The eminently qualified conservatives Democrats have quashed include Miguel Estrada, who is Hispanic, Janice Rogers Brown, who is African American, Bill Pryor, a brilliant young Catholic, and two white women, Priscilla Owen and Carolyn Kuhl. By keeping these five nominees off the federal courts of appeals, Democrats seem to have blocked Bush from considering them for the Supreme Court.

When George W. Bush became president in 2001, the legal left and the Democratic party rallied around the slogan "No more Clarence Thomases." By that they meant that they would not allow any more conservative African Americans, Hispanics, women, or Catholics to be groomed for nomination to the High Court with court of appeals appointments. The Democrats have done such a good job of this that, today, the only names being floated as serious Supreme Court nominees are those of white men.

This is what is at stake in the fight that rages now over whether the filibuster of judges gets abolished. Leading Democratic activists like Bruce Ackerman have called on Senate Democrats never to allow another Antonin Scalia or Clarence Thomas on the Supreme Court. If they succeed in establishing the proposition that it takes 60 instead
of 51 votes to get on the Supreme Court, conservatives can forget about ever again appointing a Scalia or a Thomas.
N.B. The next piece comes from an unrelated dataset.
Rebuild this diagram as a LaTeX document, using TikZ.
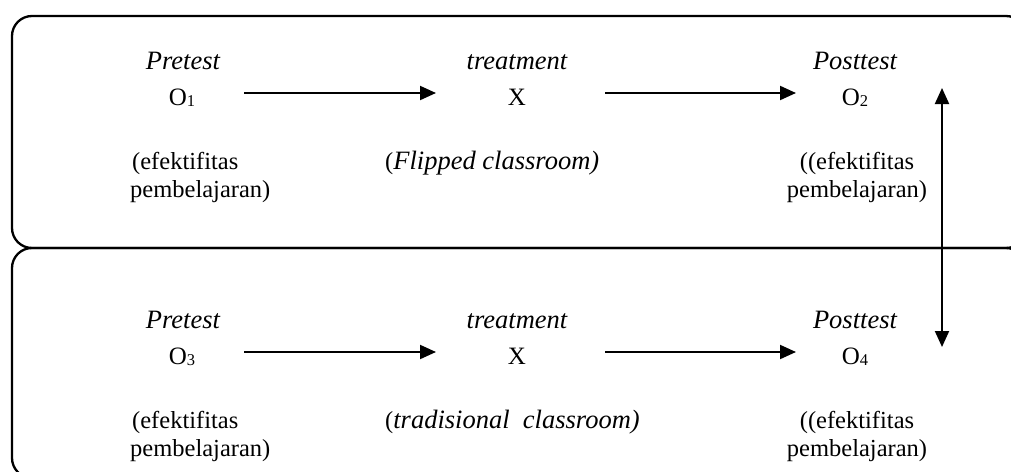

Some Republicans have explored the idea that maybe a compromise is possible with the Democrats whereby Bush's court of appeals nominees are allowed through but the power to filibuster judicial nominees is retained. This would be a bad deal because the fight over the filibuster was always a fight about the future direction of the Supreme Court, and as long as the device is retained, it will be trotted out against any clearly conservative Bush Supreme Court nominee. It is time to drive a stake through the heart of the filibuster of judges.

Senate Democrats also reportedly proposed a "compromise" of their own: Filibusters against Thomas Griffith and William Myers, nominated for the D.C. Circuit and Ninth Circuit respectively, would be dropped if Republicans would withdraw the nominations of Janice Rogers Brown and Priscilla Owen. But this bad deal just shows how afraid Senate Democrats are of Brown and Owen.

Why are Senate Democrats so afraid of conservative judicial nominees who are African Americans, Hispanics, Catholics, and women? Because these Clarence Thomas nominees threaten to split the Democratic base by aligning conservative Republicans with conservative voices in the minority community and appealing to suburban women. The Democrats need Bush to nominate conservatives to the Supreme Court whom they can caricature and vilify, and it is much harder for them to do that if Bush nominates the judicial equivalent of a Condi Rice rather than a John Ashcroft.